- **GIVEN EXERCISE**:
Only the lines from the one containing "Give me the matplotlib source for this chart." down to the one containing "plt.rcParams['font.family'] = ['Liberation" should be printed, exactly as they stand, ends included.

(Figure scripts)
******
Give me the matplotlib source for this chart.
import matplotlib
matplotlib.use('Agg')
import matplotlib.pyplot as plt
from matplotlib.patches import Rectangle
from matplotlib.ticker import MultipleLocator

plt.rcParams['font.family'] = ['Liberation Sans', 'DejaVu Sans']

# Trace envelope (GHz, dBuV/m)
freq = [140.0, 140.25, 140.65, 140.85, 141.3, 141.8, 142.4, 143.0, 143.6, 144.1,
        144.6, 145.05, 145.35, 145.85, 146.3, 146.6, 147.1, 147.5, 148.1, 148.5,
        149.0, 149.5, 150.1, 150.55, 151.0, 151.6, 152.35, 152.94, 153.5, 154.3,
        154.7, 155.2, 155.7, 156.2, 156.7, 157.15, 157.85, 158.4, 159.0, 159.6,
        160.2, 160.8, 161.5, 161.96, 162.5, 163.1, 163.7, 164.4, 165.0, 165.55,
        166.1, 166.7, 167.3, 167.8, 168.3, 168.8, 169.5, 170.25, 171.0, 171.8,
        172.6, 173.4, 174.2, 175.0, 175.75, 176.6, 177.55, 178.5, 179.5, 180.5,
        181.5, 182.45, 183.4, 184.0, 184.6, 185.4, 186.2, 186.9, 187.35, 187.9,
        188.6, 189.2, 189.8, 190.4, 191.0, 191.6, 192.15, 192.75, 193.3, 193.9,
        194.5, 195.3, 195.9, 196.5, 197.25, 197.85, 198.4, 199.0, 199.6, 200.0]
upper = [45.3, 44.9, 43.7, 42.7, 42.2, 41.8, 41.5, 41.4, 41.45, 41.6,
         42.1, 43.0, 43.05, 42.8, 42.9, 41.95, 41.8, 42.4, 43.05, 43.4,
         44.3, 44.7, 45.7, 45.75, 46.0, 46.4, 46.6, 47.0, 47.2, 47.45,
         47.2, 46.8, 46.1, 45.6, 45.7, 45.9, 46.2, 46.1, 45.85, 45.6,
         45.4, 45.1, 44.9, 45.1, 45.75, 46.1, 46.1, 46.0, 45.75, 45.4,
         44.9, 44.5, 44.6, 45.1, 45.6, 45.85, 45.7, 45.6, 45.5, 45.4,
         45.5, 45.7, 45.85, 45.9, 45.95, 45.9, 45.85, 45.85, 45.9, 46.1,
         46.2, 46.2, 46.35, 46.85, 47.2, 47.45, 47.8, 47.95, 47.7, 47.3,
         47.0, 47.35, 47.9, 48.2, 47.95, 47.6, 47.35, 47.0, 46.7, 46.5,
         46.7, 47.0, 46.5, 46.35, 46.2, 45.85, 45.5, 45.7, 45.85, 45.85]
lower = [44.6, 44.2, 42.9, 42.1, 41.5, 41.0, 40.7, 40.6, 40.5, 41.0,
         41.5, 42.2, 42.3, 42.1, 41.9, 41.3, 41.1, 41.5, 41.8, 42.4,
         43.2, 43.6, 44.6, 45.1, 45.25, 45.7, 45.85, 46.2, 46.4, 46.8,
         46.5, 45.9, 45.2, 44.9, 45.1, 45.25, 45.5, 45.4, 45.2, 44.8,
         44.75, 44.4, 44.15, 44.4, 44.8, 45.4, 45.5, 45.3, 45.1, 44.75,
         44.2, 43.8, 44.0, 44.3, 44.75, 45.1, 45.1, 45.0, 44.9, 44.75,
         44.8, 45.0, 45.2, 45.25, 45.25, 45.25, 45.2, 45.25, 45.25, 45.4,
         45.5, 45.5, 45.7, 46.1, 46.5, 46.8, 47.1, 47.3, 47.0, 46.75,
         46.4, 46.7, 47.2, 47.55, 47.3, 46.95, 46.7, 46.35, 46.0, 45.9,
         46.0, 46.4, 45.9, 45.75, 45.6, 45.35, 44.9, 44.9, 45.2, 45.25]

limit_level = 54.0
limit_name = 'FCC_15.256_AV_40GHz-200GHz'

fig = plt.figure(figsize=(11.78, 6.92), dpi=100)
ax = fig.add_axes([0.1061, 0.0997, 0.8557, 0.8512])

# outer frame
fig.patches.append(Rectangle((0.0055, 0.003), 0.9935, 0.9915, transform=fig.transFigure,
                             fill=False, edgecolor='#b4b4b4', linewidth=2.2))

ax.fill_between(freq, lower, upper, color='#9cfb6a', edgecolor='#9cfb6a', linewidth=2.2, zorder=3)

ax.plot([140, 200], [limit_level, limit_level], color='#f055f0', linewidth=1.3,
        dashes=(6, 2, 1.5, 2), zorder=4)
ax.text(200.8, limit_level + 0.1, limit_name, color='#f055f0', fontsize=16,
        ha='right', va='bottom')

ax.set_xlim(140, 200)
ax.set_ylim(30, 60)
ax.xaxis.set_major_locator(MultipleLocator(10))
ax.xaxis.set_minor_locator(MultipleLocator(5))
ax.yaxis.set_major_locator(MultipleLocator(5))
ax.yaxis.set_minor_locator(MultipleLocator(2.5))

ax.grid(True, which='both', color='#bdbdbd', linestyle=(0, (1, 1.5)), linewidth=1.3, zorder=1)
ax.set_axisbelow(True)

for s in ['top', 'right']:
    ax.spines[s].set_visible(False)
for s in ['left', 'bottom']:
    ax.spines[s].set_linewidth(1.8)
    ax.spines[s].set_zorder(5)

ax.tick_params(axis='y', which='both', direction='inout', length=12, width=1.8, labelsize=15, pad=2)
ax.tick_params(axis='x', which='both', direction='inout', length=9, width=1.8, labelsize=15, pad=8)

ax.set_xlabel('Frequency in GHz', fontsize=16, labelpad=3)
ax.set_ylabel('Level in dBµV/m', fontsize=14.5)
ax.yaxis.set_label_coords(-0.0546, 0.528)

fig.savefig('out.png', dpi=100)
******
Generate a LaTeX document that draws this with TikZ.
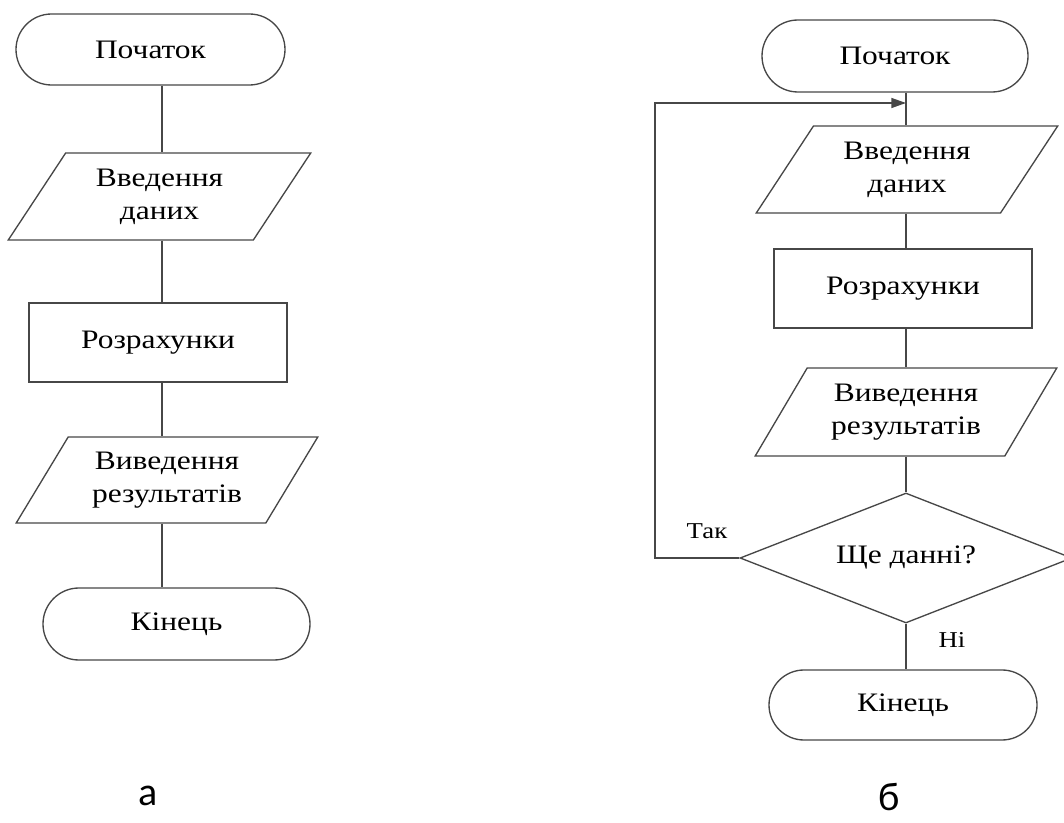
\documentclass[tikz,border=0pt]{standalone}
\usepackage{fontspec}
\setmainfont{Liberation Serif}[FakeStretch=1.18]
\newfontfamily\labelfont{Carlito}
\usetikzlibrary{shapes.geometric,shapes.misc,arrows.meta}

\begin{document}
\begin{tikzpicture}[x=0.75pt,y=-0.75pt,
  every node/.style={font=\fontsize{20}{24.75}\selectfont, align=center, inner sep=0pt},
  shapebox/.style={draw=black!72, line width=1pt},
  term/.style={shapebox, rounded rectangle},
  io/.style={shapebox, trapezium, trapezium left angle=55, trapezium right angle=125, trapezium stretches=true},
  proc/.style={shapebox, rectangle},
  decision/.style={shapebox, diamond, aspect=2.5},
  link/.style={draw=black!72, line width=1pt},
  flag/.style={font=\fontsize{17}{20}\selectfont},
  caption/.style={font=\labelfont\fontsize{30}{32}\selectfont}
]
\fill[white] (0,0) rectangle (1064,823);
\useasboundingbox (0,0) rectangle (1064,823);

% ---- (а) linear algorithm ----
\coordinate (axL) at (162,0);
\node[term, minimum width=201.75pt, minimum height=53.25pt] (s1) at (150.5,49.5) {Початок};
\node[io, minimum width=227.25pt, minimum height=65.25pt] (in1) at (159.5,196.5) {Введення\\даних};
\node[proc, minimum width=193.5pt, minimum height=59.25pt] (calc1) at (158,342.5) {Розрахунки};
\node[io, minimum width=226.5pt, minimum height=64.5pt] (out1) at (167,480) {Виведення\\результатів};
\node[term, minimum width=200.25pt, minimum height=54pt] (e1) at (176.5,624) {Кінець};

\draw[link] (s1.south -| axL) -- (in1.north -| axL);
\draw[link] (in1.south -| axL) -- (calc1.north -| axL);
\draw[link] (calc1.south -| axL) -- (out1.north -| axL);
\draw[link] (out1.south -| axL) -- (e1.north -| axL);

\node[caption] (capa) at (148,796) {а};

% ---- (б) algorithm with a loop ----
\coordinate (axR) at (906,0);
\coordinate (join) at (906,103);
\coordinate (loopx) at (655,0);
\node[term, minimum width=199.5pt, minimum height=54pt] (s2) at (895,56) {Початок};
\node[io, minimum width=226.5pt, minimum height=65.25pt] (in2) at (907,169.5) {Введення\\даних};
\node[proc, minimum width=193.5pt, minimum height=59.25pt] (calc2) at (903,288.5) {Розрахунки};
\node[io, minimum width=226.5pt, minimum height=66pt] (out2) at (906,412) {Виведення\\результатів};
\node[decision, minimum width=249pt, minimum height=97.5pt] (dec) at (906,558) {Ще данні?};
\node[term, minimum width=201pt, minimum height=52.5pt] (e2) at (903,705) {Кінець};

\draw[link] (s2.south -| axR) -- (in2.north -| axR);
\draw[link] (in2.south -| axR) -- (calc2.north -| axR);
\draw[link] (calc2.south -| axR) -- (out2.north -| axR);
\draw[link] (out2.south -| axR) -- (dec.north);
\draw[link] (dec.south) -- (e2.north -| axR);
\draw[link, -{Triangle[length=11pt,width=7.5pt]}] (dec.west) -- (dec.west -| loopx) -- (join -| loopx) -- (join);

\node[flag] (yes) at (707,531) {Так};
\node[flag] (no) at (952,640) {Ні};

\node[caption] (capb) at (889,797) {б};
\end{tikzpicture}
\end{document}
******
- **FINISHED ANSWER**:
Give me the matplotlib source for this chart.
import matplotlib
matplotlib.use('Agg')
import matplotlib.pyplot as plt
from matplotlib.patches import Rectangle
from matplotlib.ticker import MultipleLocator

plt.rcParams['font.family'] = ['Liberation Sans', 'DejaVu Sans']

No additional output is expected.